No había para Francesca edificio más intimidante ni pórtico más amenazador. No había, tampoco, un ambiente más frío ni un sentir más indiferente. Todo producía aprensión. Francesca era una dulce y linda niñita de seis años de edad. El edificio al cual entraban era un asilo para niños con enfermedades mentales. Y quienes la llevaban de la mano eran sus propios padres.
Hablaron largamente con el médico. Después llenaron una buena cantidad de papeles. La niña, con un leve retraso mental, miraba todo con asombro. Cuando terminaron de hablar, le dijeron a Francesca: «Espéranos aquí. Volveremos pronto.» Y diciendo eso, salieron por la misma puerta por donde habían entrado.
La niña quedó sola y confundida en manos de extraños. Y los padres nunca regresaron. La chiquita pasó el tiempo en silencio, sin hablar, sin sonreír, casi sin moverse, esperando inútilmente el regreso de sus padres.
Después de cuatro años, siempre esperando, se ahogó con una semilla de ciruela. No se sabe si fue sin querer o si ella misma lo provocó, pero murió esperando. A pesar de su corta edad, tenía un corazón sensible que nunca pudo comprender por qué la abandonaron sus padres.
¡Qué duros e inhumanos son los corazones de algunas personas! A nosotros nunca se nos ocurriría hacer algo así. Y sin embargo, ¡qué fácil nos es estar totalmente imbuidos en nuestros intereses personales! En el trabajo, en la actividad social, o incluso en la televisión, estamos nosotros también, sin advertirlo, abandonando con indiferencia a los hijos nuestros.

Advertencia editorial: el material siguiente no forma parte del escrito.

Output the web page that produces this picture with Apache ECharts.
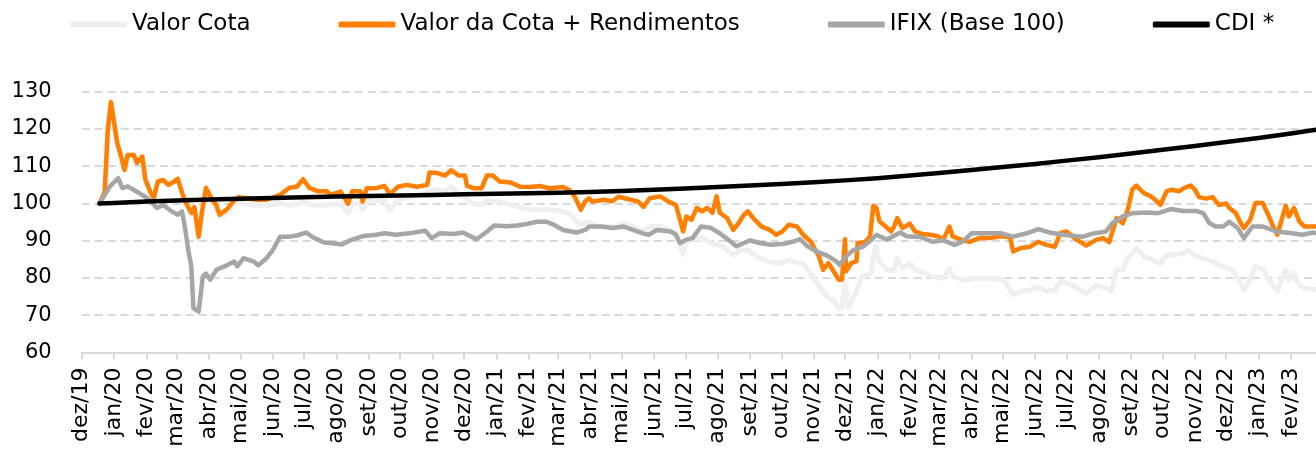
<!DOCTYPE html>
<html>
<head>
<meta charset="utf-8">
<script src="https://cdn.jsdelivr.net/npm/echarts@6/dist/echarts.min.js"></script>
<style>
html,body{margin:0;padding:0;background:#ffffff;}
#chart{width:1316px;height:452px;}
</style>
</head>
<body>
<div id="chart"></div>
<script>
// ---- data (x = day offset from 2019-12-01, y = index value) ----
const startDate = [2019, 11, 1];
const dayCount = 1183;
const monthNames = ['jan','fev','mar','abr','mai','jun','jul','ago','set','out','nov','dez'];
const seriesNames = ['Valor Cota', 'Valor da Cota + Rendimentos', 'IFIX (Base 100)', 'CDI *'];
const yMin = 60, yMax = 130, yStep = 10;

const valorCota = [
[17,100],[22,103],[25,119.8],[28,127.2],[34,116.3],[38,112.3],[41,109],[44,113],[50,113],[53,110.9],
[58,112.6],[61,106.4],[66,102.9],[69,101.5],[73,105.9],[78,106.3],[83,105],[87,105.6],[92,106.6],[96,102.9],
[100,100.1],[105,97],[108,98],[112,90.5],[115,96.5],[119,103],[124,100.5],[129,98.5],[132,96.3],[139,97.5],
[145,99.5],[150,100.3],[158,99.8],[168,99.5],[177,99.5],[190,100],[199,99.5],[206,99.8],[212,100.5],[218,99.7],
[226,99.5],[235,99.5],[238,99.7],[248,99.9],[255,97.4],[259,99.9],[267,99.9],[269,98.3],[273,100.6],[282,100.6],
[290,100.8],[295,98.3],[303,100.9],[311,101.5],[321,102],[331,103],[333,103.7],[340,103.7],[348,103.4],[354,104.5],
[361,102.3],[367,101.8],[369,100.9],[375,100],[383,99.6],[388,100.9],[394,100.7],[400,100.5],[411,99.6],[420,99],
[430,98.3],[439,98.3],[448,98.3],[461,97.9],[467,97.4],[472,95.6],[478,94.3],[482,94.9],[486,94.7],[496,93.8],
[511,93.8],[519,94.7],[528,93.8],[538,92.5],[544,93.8],[554,93.8],[562,93],[569,92],[573,88.5],[576,86.2],
[579,89.6],[585,90.4],[594,90.8],[602,89.4],[611,88.8],[618,87.5],[624,86.2],[631,87.5],[638,87.5],[643,86.5],
[649,85.3],[659,84.4],[668,83.9],[677,84.8],[685,84.2],[691,83.9],[698,81.3],[707,77.5],[715,74.6],[720,74],
[725,71.9],[728,71.9],[731,78.5],[734,72],[742,76.4],[747,80.4],[753,80.8],[756,81.5],[760,88.5],[764,84.4],
[771,82.2],[778,82],[781,85.3],[786,82.5],[793,83.9],[798,82.2],[807,81.3],[815,80.4],[825,80],[831,82.6],
[834,80.4],[844,79.5],[858,79.9],[870,79.9],[883,79.5],[892,75.5],[899,76.4],[908,76.8],[916,77.6],[924,76.4],
[932,76.8],[937,79],[943,78.8],[953,77.3],[962,75.9],[972,78.1],[981,77.3],[986,76.5],[991,82.2],[997,82.2],
[1002,85.3],[1010,88],[1017,85.8],[1024,85],[1033,83.9],[1039,86.2],[1044,86.2],[1053,86.6],[1060,87.4],[1066,86],
[1074,85.3],[1083,84.4],[1092,83.1],[1102,82.2],[1110,78.6],[1113,76.8],[1119,79.5],[1124,83.1],[1131,82.2],[1137,79.5],
[1145,76.4],[1153,82.2],[1156,79.5],[1161,81.3],[1166,78.1],[1172,77.3],[1182,76.8]
];

const cotaRendimentos = [
[17,100],[22,103],[25,119.8],[28,127.2],[34,116.3],[38,112.3],[41,109],[44,113],[50,113],[53,110.9],
[58,112.6],[61,106.4],[66,102.9],[69,101.5],[73,105.9],[78,106.3],[83,105],[87,105.6],[92,106.6],[96,102.9],
[100,100.1],[105,97.5],[108,99],[112,91.1],[115,97.4],[119,104.2],[124,101.5],[129,99.5],[132,97],[139,98.4],
[145,100.5],[150,101.7],[158,101.4],[168,101],[177,101],[190,102.3],[199,104.2],[206,104.5],[212,106.5],[218,104.2],
[226,103.3],[235,103.3],[238,102.3],[248,103.2],[255,99.9],[259,103.3],[267,103.3],[269,100.5],[273,104.1],[282,104.1],
[290,104.7],[295,102.5],[303,104.5],[311,105],[321,104.5],[331,105],[333,108.3],[340,108.2],[348,107.5],[354,108.9],
[361,107.5],[367,107.5],[369,104.7],[375,104.1],[383,104.1],[388,107.5],[394,107.5],[400,105.9],[411,105.6],[420,104.5],
[430,104.4],[439,104.7],[448,104.1],[461,104.4],[467,103.6],[472,101.9],[478,98.3],[482,100.5],[486,101.4],[489,100.5],
[500,101],[508,100.6],[514,101.8],[523,101.2],[533,100.5],[538,99.1],[544,101.4],[554,101.9],[562,100.5],[569,99.6],
[573,95.6],[576,92.5],[579,96.5],[584,95.6],[589,98.8],[594,97.9],[599,98.8],[604,97.5],[608,101.9],[611,97.5],
[618,96.1],[624,92.9],[629,94.7],[634,96.9],[638,97.9],[643,96.1],[651,93.8],[659,92.9],[665,91.6],[671,92.5],
[677,94.3],[685,93.8],[691,91.6],[698,89.8],[706,85.8],[710,82.2],[715,84],[720,81.8],[725,79.5],[728,79.5],
[731,90.4],[732,81.8],[737,84],[742,84.5],[743,89.4],[750,89.6],[755,91.2],[758,99.4],[761,98.8],[764,95.2],
[770,93.8],[775,92.5],[778,93.8],[781,96.1],[786,93.4],[793,94.6],[798,92.5],[804,91.9],[812,91.6],[820,91.2],
[825,90.3],[831,93.8],[834,91.2],[842,90.3],[850,89.7],[860,90.7],[870,90.7],[880,91.2],[889,91],[892,87.1],
[899,88],[908,88.4],[916,89.7],[924,88.9],[932,88.4],[937,92],[943,92.5],[953,90.3],[962,88.7],[972,90.3],
[978,90.7],[984,89.6],[991,96.1],[997,94.7],[1002,98.5],[1006,103.7],[1010,104.8],[1017,102.8],[1024,101.9],[1028,101],
[1033,99.6],[1039,103.3],[1044,103.7],[1051,103.3],[1056,104.2],[1062,104.8],[1066,103.7],[1070,101.7],[1077,101.3],[1083,101.7],
[1089,99.6],[1096,100],[1099,98.8],[1105,97.5],[1110,94.7],[1113,93.4],[1119,95.6],[1124,100.1],[1131,100.1],[1137,96.5],
[1141,93.8],[1145,91.6],[1153,99.4],[1156,96.5],[1161,98.8],[1166,95.2],[1171,93.8],[1182,93.8]
];

const ifix = [
[17,100],[27,104.6],[35,106.8],[39,104.1],[44,104.6],[55,102.8],[63,101.4],[72,98.8],[78,99.6],[86,97.9],
[92,97],[96,97.9],[99,93.4],[102,87.5],[105,83.1],[107,71.9],[112,71],[116,80.4],[119,81.2],[123,79.5],
[129,82.2],[139,83.4],[146,84.4],[149,83.1],[155,85.3],[165,84.4],[169,83.4],[177,85.3],[183,87.5],[190,91.1],
[199,91.1],[206,91.4],[215,92.2],[221,91],[232,89.5],[238,89.4],[249,89],[257,90.1],[270,91.3],[282,91.6],
[290,92],[301,91.6],[314,92],[329,92.7],[335,90.7],[343,92],[356,91.8],[365,92.2],[378,90.4],[388,92.4],
[395,94.1],[407,93.9],[417,94.1],[426,94.5],[436,95.1],[445,95.1],[452,94.3],[461,92.9],[474,92.2],[482,92.9],
[486,93.8],[497,93.8],[509,93.4],[519,93.8],[528,92.9],[538,91.9],[543,91.6],[551,92.9],[564,92.5],[569,91.6],
[573,89.4],[579,90.3],[585,90.7],[593,93.8],[602,93.5],[611,92],[619,90.3],[627,88.5],[634,89.4],[640,90.1],
[649,89.4],[660,88.9],[671,89.1],[682,89.8],[688,90.4],[695,88.5],[704,87.1],[714,86],[723,84.4],[726,83.5],
[732,85.8],[739,87.5],[748,88.4],[756,90.2],[761,91.6],[771,90.3],[784,92.2],[790,91.2],[803,91],[815,89.7],
[825,90.1],[836,88.9],[844,89.8],[852,92],[865,92],[880,92],[892,91.1],[905,92],[916,93.1],[927,92.2],
[940,91.6],[953,91.2],[959,91.1],[968,91.9],[981,92.5],[987,94.7],[997,96.5],[1006,97.4],[1019,97.6],[1031,97.4],
[1043,98.5],[1055,98],[1067,98],[1074,97.4],[1080,94.7],[1086,93.8],[1093,93.8],[1099,95.1],[1107,93.4],[1113,90.7],
[1121,93.8],[1131,93.8],[1144,92.5],[1157,92.1],[1169,91.6],[1179,92.2],[1182,92]
];

const cdi = [
[17,100],[31,100.15],[62,100.5],[91,100.8],[122,101.05],[152,101.3],[183,101.5],[213,101.7],[244,101.85],[275,102],
[305,102.15],[336,102.3],[366,102.45],[397,102.6],[428,102.75],[456,102.9],[487,103.1],[517,103.35],[548,103.65],[578,104.05],
[609,104.45],[640,104.85],[670,105.25],[701,105.7],[731,106.2],[762,106.8],[793,107.5],[821,108.2],[852,109],[882,109.8],
[913,110.6],[943,111.5],[974,112.4],[1005,113.4],[1035,114.4],[1066,115.4],[1096,116.5],[1127,117.6],[1158,118.8],[1182,119.8]
];

// ---- daily category axis ----
const categories = [];
for (let i = 0; i < dayCount; i++) {
  const d = new Date(Date.UTC(startDate[0], startDate[1], startDate[2] + i));
  categories.push(d.toISOString().slice(0, 10));
}
const isMonthStart = (idx, val) => val.slice(8, 10) === '01';
const monthLabel = (val) => monthNames[parseInt(val.slice(5, 7), 10) - 1] + '/' + val.slice(2, 4);

const chart = echarts.init(document.getElementById('chart'), null, {renderer: 'canvas'});

const lineSeries = (name, data, color, width) => ({
  name: name,
  type: 'line',
  data: data,
  color: color,
  showSymbol: false,
  symbol: 'none',
  smooth: false,
  connectNulls: true,
  lineStyle: {color: color, width: width, cap: 'round', join: 'round'},
  emphasis: {disabled: true},
  animation: false
});

chart.setOption({
  animation: false,
  backgroundColor: '#ffffff',
  legend: {
    left: 65,
    top: 8,
    itemWidth: 57,
    itemHeight: 6,
    itemGap: 88,
    icon: 'roundRect',
    data: seriesNames,
    textStyle: {fontFamily: 'DejaVu Sans', fontSize: 23, color: '#000000'}
  },
  grid: {left: 81.7, right: 0, top: 91.7, bottom: 99.5, containLabel: false, outerBoundsMode: 'none'},
  xAxis: {
    type: 'category',
    data: categories,
    boundaryGap: false,
    axisLine: {show: true, lineStyle: {color: '#D9D9D9', width: 2}},
    axisTick: {show: true, interval: isMonthStart, length: 7, lineStyle: {color: '#D9D9D9', width: 2}},
    axisLabel: {
      show: true,
      interval: isMonthStart,
      rotate: 90,
      margin: 15,
      formatter: monthLabel,
      fontFamily: 'DejaVu Sans',
      fontSize: 22,
      color: '#000000'
    },
    splitLine: {show: false}
  },
  yAxis: {
    type: 'value',
    min: yMin,
    max: yMax,
    interval: yStep,
    axisLine: {show: false},
    axisTick: {show: false},
    axisLabel: {margin: 30, fontFamily: 'DejaVu Sans', fontSize: 21, color: '#000000'},
    splitLine: {show: true, lineStyle: {color: '#D9D9D9', width: 2, type: [8, 5]}}
  },
  series: [
    lineSeries(seriesNames[0], valorCota, '#EFEFEF', 5),
    lineSeries(seriesNames[1], cotaRendimentos, '#FF7F00', 4.5),
    lineSeries(seriesNames[2], ifix, '#A6A6A6', 4.5),
    lineSeries(seriesNames[3], cdi, '#000000', 4.5)
  ]
});
</script>
</body>
</html>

A un clérigo, en su último descanso terrenal, lo estaban velando muchos de su congregación. De repente entró un joven a la sala, con rostro que revelaba indicios de que era alcohólico. Contemplando el cuerpo inerte y viendo en torno suyo toda esa gente de maneras refinadas, dijo: «Ahora sé, padre, dónde estabas tú cuando yo más te necesitaba.»
Parece que aquel clérigo no había comprendido que la primera responsabilidad de todo esposo es su esposa, y que la primera responsabilidad de todo padre son sus hijos. Cuando se altera ese orden, el resultado siempre es la desgracia.
Por eso Cristo dijo: «¿Quién de ustedes, si su hijo le pide pan, le da una piedra? ¿O si le pide un pescado, le da una serpiente? Pues si ustedes, aun siendo malos, saben dar cosas buenas a sus hijos, ¡cuánto más su Padre que está en el cielo dará cosas buenas a los que le pidan! Así que en todo traten ustedes a los demás tal y como quieren que ellos los traten a ustedes» (Mateo 7:9-11,12).